The reverse proxy allows us to proxy to an internal container by server name. So, we don’t have to map ports from the internal Docker network and we don’t have to remember names.

To make this possible, we also need a custom Python web server that transforms the responses from Spark-Master and Spark-Worker. They do not support reverse proxies out of the box (no support for X-Forwarded-For etc.), thus we rewrite the <a> links to the correct URLs.

Spark and Zeppelin

Base Image

The Spark and Zeppelin images both depend on a base image, that we have to build beforehand.

This image contains:

JDK
Scala
Anaconda & Python
Apache Spark
Apache Zeppelin

The reason why we create a single image with both Spark and Zeppelin, is that Spark needs some JARs from Zeppelin (namely the spark interpreter jar) and Zeppelin needs some Spark JARs to connect to it. Also, Spark needs Anaconda (Python) to run PySpark. Zeppelin has a pure Python interpreter that also needs Anaconda (to be able to achieve something meaningful).
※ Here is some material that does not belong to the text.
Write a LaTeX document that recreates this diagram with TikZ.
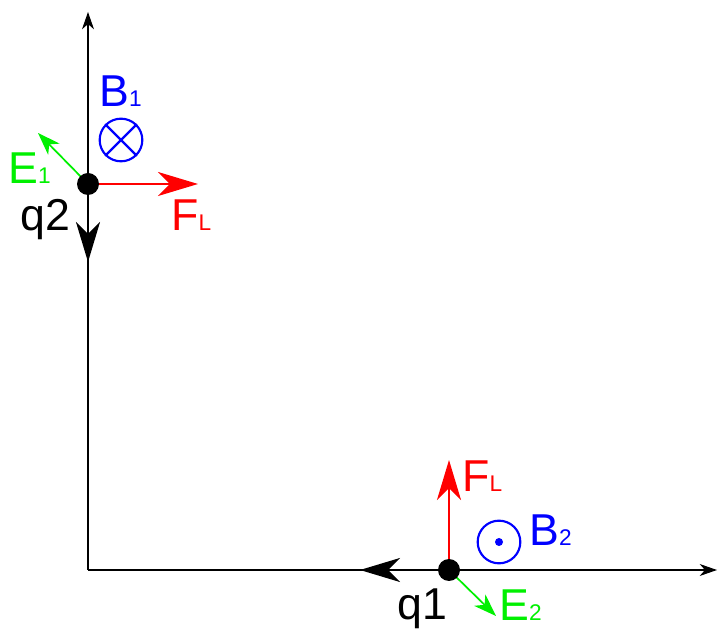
\documentclass[tikz,border=0pt]{standalone}
\usepackage{fontspec}
\setmainfont{Liberation Sans}
\usepackage{tikz}
\usetikzlibrary{arrows.meta}
\usetikzlibrary{positioning}
\usepackage{xcolor}
\definecolor{fieldblue}{HTML}{0000FF}
\definecolor{forcered}{HTML}{FF0000}
\definecolor{efieldgreen}{HTML}{00F000}
\newcommand{\vlab}[2]{#1{\fontsize{17}{17}\selectfont #2}}

\begin{document}
\begin{tikzpicture}[
  x=0.75pt, y=-0.75pt,
  axis/.style={line width=0.8pt, draw=black,
    -{Stealth[length=13pt, width=9pt, inset=4pt]}},
  charge/.style={circle, fill=black, inner sep=0pt, minimum size=16.5pt},
  velocity/.style={line width=2.2pt, draw=black,
    -{Stealth[length=30pt, width=18pt, inset=9pt]}},
  force/.style={line width=2pt, draw=forcered,
    -{Stealth[length=30pt, width=18pt, inset=9pt]}},
  efield/.style={line width=1.3pt, draw=efieldgreen,
    -{Stealth[length=17pt, width=12pt, inset=5pt]}},
  bfield/.style={circle, draw=fieldblue, line width=1.6pt,
    inner sep=0pt, minimum size=32pt},
  label/.style={font=\fontsize{33.5}{33.5}\selectfont, inner sep=0pt, anchor=base west},
]
\useasboundingbox (0,0) rectangle (718,630);

% === Axes ===
\coordinate (origin) at (88,570);
\coordinate (ytip) at (88,12);
\coordinate (xtip) at (717,570);
\draw[axis] (origin) -- (ytip);
\draw[axis] (origin) -- (xtip);

% === Charge q2 on the y axis ===
\coordinate (p2) at (88,184);
\coordinate (v2tip) at (88,262);
\coordinate (f2tip) at (198,184);
\coordinate (e1tip) at (38,133);
\draw[velocity] (p2) -- (v2tip);
\draw[force] (p2) -- (f2tip);
\draw[efield] (p2) -- (e1tip);
\node[charge] (q2) at (p2) {};
\node[bfield] (b1) at (121,140) {};
\draw[fieldblue, line width=1.6pt] (b1.north east) -- (b1.south west);
\draw[fieldblue, line width=1.6pt] (b1.north west) -- (b1.south east);
\node[label, text=fieldblue] (b1lab) at (99,107) {\vlab{B}{1}};
\node[label, text=efieldgreen] (e1lab) at (8,184) {\vlab{E}{1}};
\node[label, text=forcered] (f2lab) at (171,231) {\vlab{F}{L}};
\node[label] (q2lab) at (20,231) {q2};

% === Charge q1 on the x axis ===
\coordinate (p1) at (449,570);
\coordinate (v1tip) at (360,570);
\coordinate (f1tip) at (449,460);
\coordinate (e2tip) at (496,616);
\draw[velocity] (p1) -- (v1tip);
\draw[force] (p1) -- (f1tip);
\draw[efield] (p1) -- (e2tip);
\node[charge] (q1) at (p1) {};
\node[bfield] (b2) at (499,542) {};
\fill[fieldblue] (b2.center) circle (3pt);
\node[label, text=forcered] (f1lab) at (462,492) {\vlab{F}{L}};
\node[label, text=fieldblue] (b2lab) at (529,546) {\vlab{B}{2}};
\node[label, text=efieldgreen] (e2lab) at (499,621) {\vlab{E}{2}};
\node[label] (q1lab) at (397,620) {q1};
\end{tikzpicture}
\end{document}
If you need to add another Python package to the image, you can do so either with conda install or pip install at the end of Dockerfile_base. Please be sure to rebuild the images after doing so.

Apache Spark

The current configuration will create the following 3 containers:

spark-master: Spark Master Node where workers connect
spark-worker-1: A worker node, connecting to the master. Could be scaled.
- Please note that the amount of CPU cores and memory to be reserved by the worker are defined in Dockerfile_worker and can be optionally overwritten by environment variables.
spark-ui-proxy: To access the nodes’ web UI, we need to transform the content with correct URLs (they don’t properly support reverse proxies)
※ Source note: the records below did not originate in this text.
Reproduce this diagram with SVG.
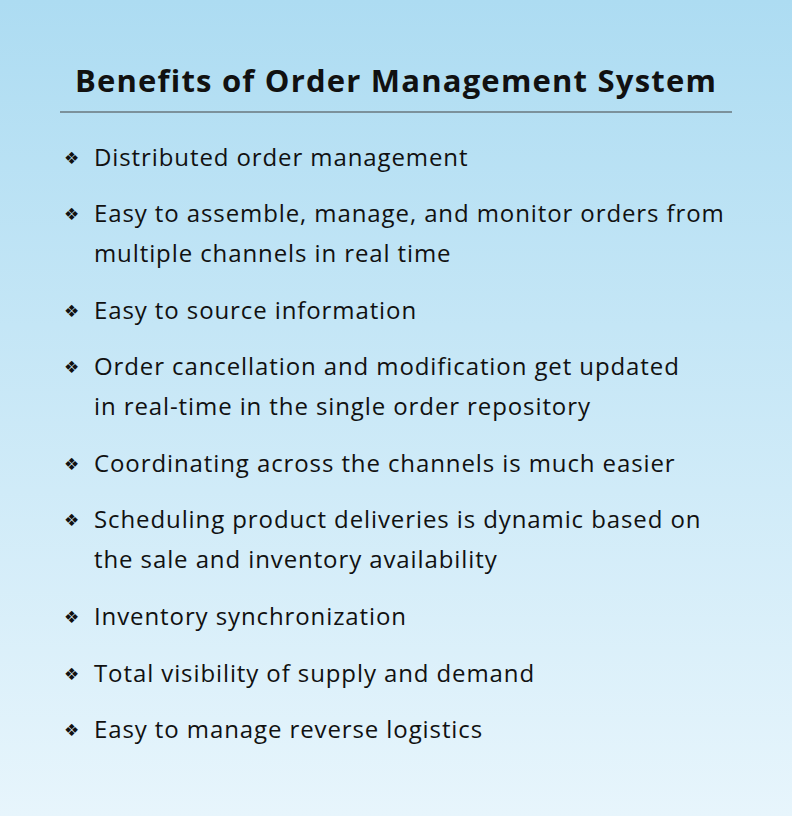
<svg xmlns="http://www.w3.org/2000/svg" width="792" height="816" viewBox="0 0 792 816">
<defs>
<linearGradient id="bg" x1="0" y1="0" x2="0" y2="1">
<stop offset="0" stop-color="#ADDCF2"/>
<stop offset="1" stop-color="#E7F5FC"/>
</linearGradient>
<style>
.t{font-family:"Open Sans","DejaVu Sans",sans-serif;font-size:24px;letter-spacing:0.9px;fill:#111}
.b{font-family:"DejaVu Sans",sans-serif;font-size:17px;fill:#111}
.h{font-family:"Open Sans","DejaVu Sans",sans-serif;font-size:31px;font-weight:bold;letter-spacing:1.2px;fill:#111}
</style>
</defs>
<rect width="792" height="816" fill="url(#bg)"/>
<text class="h" x="396" y="92" text-anchor="middle">Benefits of Order Management System</text>
<line x1="60" y1="112" x2="732" y2="112" stroke="#444" stroke-width="1.2"/>
<g id="items">
<text class="b" x="64" y="164">❖</text><text class="t" x="94" y="166">Distributed order management</text>
<text class="b" x="64" y="220">❖</text><text class="t" x="94" y="222">Easy to assemble, manage, and monitor orders from</text>
<text class="t" x="94" y="262">multiple channels in real time</text>
<text class="b" x="64" y="317">❖</text><text class="t" x="94" y="319">Easy to source information</text>
<text class="b" x="64" y="373">❖</text><text class="t" x="94" y="375">Order cancellation and modification get updated</text>
<text class="t" x="94" y="415">in real-time in the single order repository</text>
<text class="b" x="64" y="470">❖</text><text class="t" x="94" y="472">Coordinating across the channels is much easier</text>
<text class="b" x="64" y="526">❖</text><text class="t" x="94" y="528">Scheduling product deliveries is dynamic based on</text>
<text class="t" x="94" y="568">the sale and inventory availability</text>
<text class="b" x="64" y="623">❖</text><text class="t" x="94" y="625">Inventory synchronization</text>
<text class="b" x="64" y="680">❖</text><text class="t" x="94" y="682">Total visibility of supply and demand</text>
<text class="b" x="64" y="736">❖</text><text class="t" x="94" y="738">Easy to manage reverse logistics</text>
</g>
</svg>
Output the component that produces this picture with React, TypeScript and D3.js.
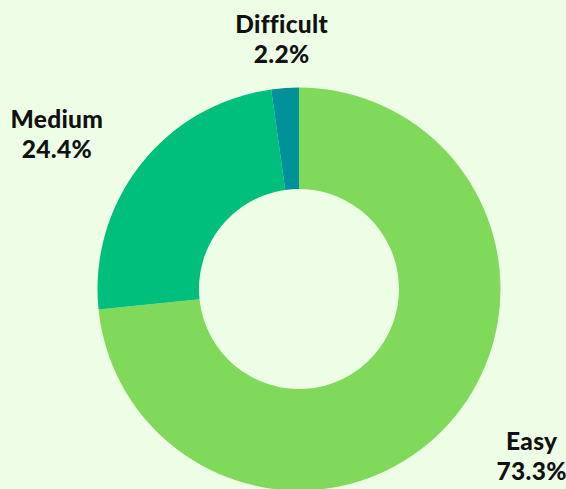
import React, { useEffect, useRef } from "react";
import * as d3 from "d3";

const categories = ["Easy", "Medium", "Difficult"];
const values = [73.3, 24.4, 2.2];
const colors = ["#80D95A", "#00BE7C", "#009199"];

const W = 566;
const H = 489;

export default function App() {
  const ref = useRef<SVGSVGElement | null>(null);

  useEffect(() => {
    const svg = d3.select(ref.current);
    svg.selectAll("*").remove();
    const cx = 299;
    const cy = 289;
    const outerR = 201.5;
    const innerR = 100;
    const labelR = 250;

    svg.append("rect").attr("width", W).attr("height", H).attr("fill", "#EEFEE6");

    const data = categories.map((c, i) => ({ cat: c, value: values[i], color: colors[i] }));
    const pie = d3.pie<any>().value((d) => d.value).sort(null);
    const arcs = pie(data);
    const arc = d3.arc<any>().innerRadius(innerR).outerRadius(outerR);

    const g = svg.append("g").attr("transform", `translate(${cx},${cy})`);
    g.selectAll("path")
      .data(arcs)
      .join("path")
      .attr("d", arc as any)
      .attr("fill", (d: any) => d.data.color);

    arcs.forEach((a: any) => {
      const mid = (a.startAngle + a.endAngle) / 2;
      const px = cx + labelR * Math.sin(mid);
      const py = cy - labelR * Math.cos(mid);
      const lg = svg.append("g");
      const lines = [a.data.cat, a.data.value.toFixed(1) + "%"];
      const texts = lines.map((t, i) =>
        lg
          .append("text")
          .attr("text-anchor", "middle")
          .attr("font-family", "Lato, sans-serif")
          .attr("font-weight", 900)
          .attr("font-size", 24.5)
          .attr("letter-spacing", 0.3)
          .attr("fill", "#111")
          .attr("y", py - 7 + i * 30)
          .text(t)
      );
      const wMax = Math.max(...texts.map((t) => (t.node() as SVGTextElement).getComputedTextLength()));
      const s = Math.sin(mid);
      let x = px;
      if (s > 0.3) x = px + 12 + wMax / 2;
      else if (s < -0.3) x = px + 1 - wMax / 2;
      texts.forEach((t) => t.attr("x", x));
    });
  }, []);

  return (
    <svg
      ref={ref}
      width={W}
      height={H}
      style={{ position: "absolute", left: 0, top: 0, display: "block" }}
    />
  );
}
Please note that the Spark nodes have a volume mapping to ./data . This is where you can place files to read in your Zeppelin notebook. An example file is already provided.

%pyspark
df = spark.read.json("/srv/data/example/people.json")

Apache Zeppelin

Zeppelin will be connected to the Spark Master (Spark Interpreter) once you run the first Spark cell in a notebook.

Compatibility Issues

Please note that Spark, Zeppelin, Python, JDK, Scala have to be compatible to each other. In the current setup, these have been tested and matched to each other. For example, this would not work:

Upgrade from JDK 1.8 to e.g. 11. You will run into some class not found issues when running Zeppelin.
Upgrade from Python 3.7 to Python 3.8. You will notice weird errors when running a PySpark script.

So if there’s a need to upgrade, please reserve enough time to test the compatibility between those systems well enough.

A good approach can be a test notebook in Zeppelin containing blocks with Scala, Python, PySpark and SQL interpreters. Run them all successfully, and you basically proved that the system works.